En primer lugar, no se debe hablar de privado de libertad, porque a
un preso, por más que lo sea, no se le puede privar de la libertad,
sino, a lo más, como dice el viejo Código Penal Venezolano, refiriéndose
a la penas, solo se trata de penas restrictivas de ese bien o derecho.
Al preso no se le priva de la libertad; se le restringe en su libertad
de movimiento y, como ha dicho Leopoldo López, “preso, pero libre”. Pero
además, de lo que, efectivamente, se le priva a un preso, en Venezuela,
es de su dignidad, sometiéndolo a violencia física y coerción moral en
los antros penitenciarios o cárceles, que ostentan el pomposo título de
“internados judiciales”, “establecimientos penitenciarios” o como se les
quiera llamar.
Nuestros presos no están privados de libertad; están atrapados
literalmente en un laberinto oscuro con vericuetos del horror que
encuentra su sede en una prisión, en caricaturas procesales, sin
garantía alguna; la mayoría de ellos se encuentran en “prisión
provisional” que puede prolongarse por años, superando la incierta pena
que teóricamente les corresponde por un delito que no se sabe si lo
cometieron y, por supuesto, en los casos de disidentes o encarcelados de
conciencia, no lo cometieron, porque están allí por “razones
exclusivamente políticas”; en la cárcel se debe pagar el impuesto “de la
causa” como garantía de la vida y expiación preventiva de la “culpa”;
los infelices encarcelados están permanentemente “martillados” para
subsistir y ser trasladados al tribunal; sus madres, hermanas e hijas
deben pagar por su prisión y verse sometidas a la requisa impúdica que
puede ser atenuada en la humillación, a discreción de sus carceleros; y,
en definitiva, si son “presos comunes” solo saldrán cuando “San Juan
agache el dedo” o cuando el gobierno lo disponga, si son presos
políticos.
Entonces, es de suma importancia hablar de “presos” y no de “privados
de libertad”, expresión realista que también utilizó el Presidente
Chávez cuando se encontraba en Yare, no en las mismas condiciones de los
presos políticos actuales, ya que –como él lo declaró– “estábamos todos
en un pabellón con celdas que daban a un pasillo y nosotros mismos
manejábamos el candado” (en Conversaciones con Chávez, de Ignacio
Ramonet).
En síntesis, tenemos “presos”, en el ,sentido propio de la expresión,
atrapados en el infierno carcelario nacional y afectados en lo más
sagrado del respeto a la dignidad de la persona (art. 3 de la
Constitución); sometidos a verdaderos tratos inhumanos que nada tienen
que ver con un Estado de Derecho y de Justicia (art. 2º de la
Constitución); y el colmo de un país en el clímax del “surrealismo del
siglo XXI”, es la declaración de Venezuela en el Examen Periódico
Universal ante la ONU, en la cual, nuestra delegación señaló que “el
modelo en materia de derechos humanos persiste y es ejemplo para otros
países” (declaración del 1-11-2016) y, con la misma, se inauguró, con el
dinero de todos y ante nuestro infierno carcelario, una exposición
titulada “Venezuela, país garante de los Derechos Humanos”.

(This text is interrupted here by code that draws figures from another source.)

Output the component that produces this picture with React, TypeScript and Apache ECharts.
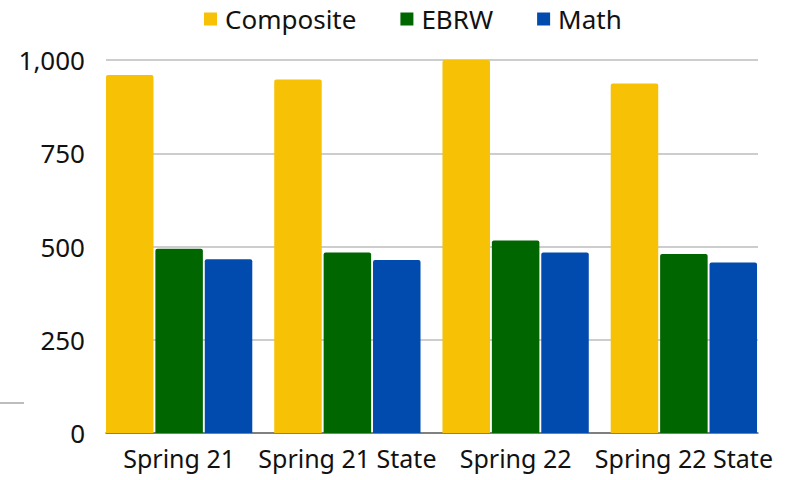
import React, { useEffect, useRef } from "react";
import * as echarts from "echarts";

const categories = ["Spring 21", "Spring 21 State", "Spring 22", "Spring 22 State"];
const composite = [960, 948, 1000, 937];
const ebrw = [494, 484, 516, 480];
const math = [466, 464, 484, 457];
const yTicks = [0, 250, 500, 750, 1000];

const FONT = "Noto Sans";

export default function App() {
  const ref = useRef<HTMLDivElement>(null);
  useEffect(() => {
    if (!ref.current) return;
    const chart = echarts.init(ref.current, null, { renderer: "svg" });
    const top = 60;
    const bottom = 47;
    chart.setOption({
      animation: false,
      backgroundColor: "#ffffff",
      textStyle: { fontFamily: FONT },
      legend: {
        left: 199,
        top: 1,
        itemWidth: 13,
        itemHeight: 13,
        itemGap: 44,
        icon: "rect",
        textStyle: { fontFamily: FONT, fontSize: 26, color: "#111", padding: [0, 0, 0, 3] },
        data: ["Composite", "EBRW", "Math"],
      },
      grid: [
        { left: 106, right: 32, top, bottom },
        { left: 95, right: 22, top, bottom },
      ],
      xAxis: [
        {
          type: "category",
          gridIndex: 0,
          data: categories,
          axisLine: { show: true, lineStyle: { color: "#666", width: 1.5 } },
          axisTick: { show: false },
          axisLabel: { show: false },
          splitLine: { show: false },
        },
        {
          type: "category",
          gridIndex: 1,
          data: categories,
          axisLine: { show: false },
          axisTick: { show: false },
          axisLabel: {
            fontFamily: FONT,
            fontSize: 25,
            color: "#111",
            margin: 12,
            interval: 0,
            hideOverlap: false,
          },
        },
      ],
      yAxis: [
        {
          type: "value",
          gridIndex: 0,
          min: yTicks[0],
          max: yTicks[yTicks.length - 1],
          interval: 250,
          axisLine: { show: false },
          axisTick: { show: false },
          axisLabel: {
            fontFamily: FONT,
            fontSize: 26,
            color: "#111",
            margin: 21,
            formatter: (v: number) => v.toLocaleString("en-US"),
          },
          splitLine: { lineStyle: { color: "#bdbdbd", width: 1.5 } },
        },
        {
          type: "value",
          gridIndex: 1,
          min: yTicks[0],
          max: yTicks[yTicks.length - 1],
          interval: 250,
          show: false,
          splitLine: { show: false },
        },
      ],
      series: [
        {
          name: "Composite",
          type: "bar",
          xAxisIndex: 1,
          yAxisIndex: 1,
          data: composite,
          barWidth: 47.5,
          barGap: "4%",
          itemStyle: { color: "#F7C106", borderRadius: [2, 2, 0, 0] },
        },
        {
          name: "EBRW",
          type: "bar",
          xAxisIndex: 1,
          yAxisIndex: 1,
          data: ebrw,
          barWidth: 47.5,
          barGap: "4%",
          itemStyle: { color: "#006600", borderRadius: [2, 2, 0, 0] },
        },
        {
          name: "Math",
          type: "bar",
          xAxisIndex: 1,
          yAxisIndex: 1,
          data: math,
          barWidth: 47.5,
          barGap: "4%",
          itemStyle: { color: "#004BAD", borderRadius: [2, 2, 0, 0] },
        },
      ],
      graphic: [
        {
          type: "line",
          shape: { x1: 0, y1: 403, x2: 24, y2: 403 },
          style: { stroke: "#bdbdbd", lineWidth: 2 },
        },
      ],
    });
    return () => chart.dispose();
  }, []);
  return (
    <div
      ref={ref}
      style={{ position: "fixed", left: 0, top: 0, width: 790, height: 480 }}
    />
  );
}
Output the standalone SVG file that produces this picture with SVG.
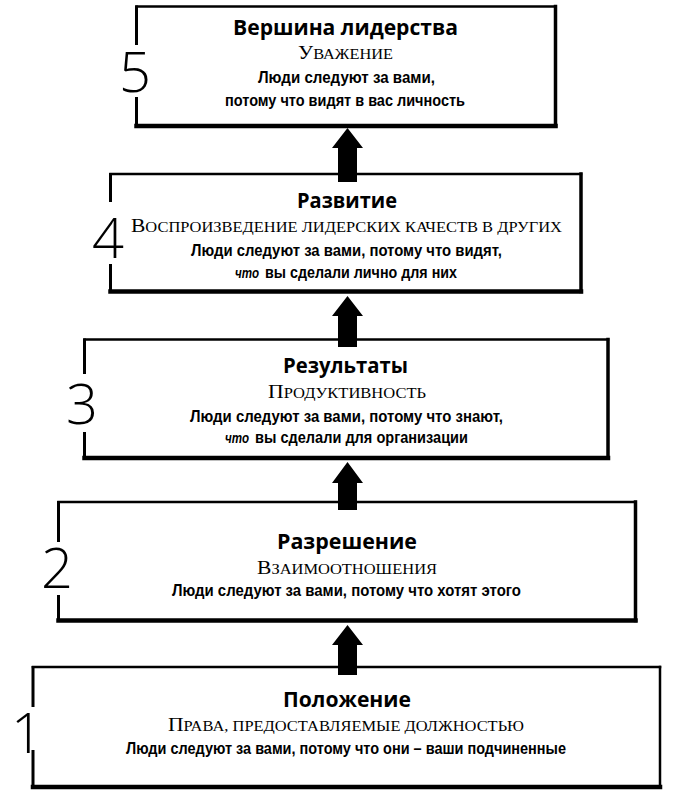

De manera terminante: mientras tengamos presos que su apellido es
candado y las cárceles sean la evidencia incontrastable de la violación
flagrante a los derechos humanos, no podemos hablar de Constitución ni
de Estado de Derecho y aunque “aprobemos” el examen de la ONU, los
antros carcelarios nos “raspan” ante la conciencia de todos los
venezolanos en juicio inapelable sujeto a revisión en una Venezuela con
la que soñamos en un futuro cercano.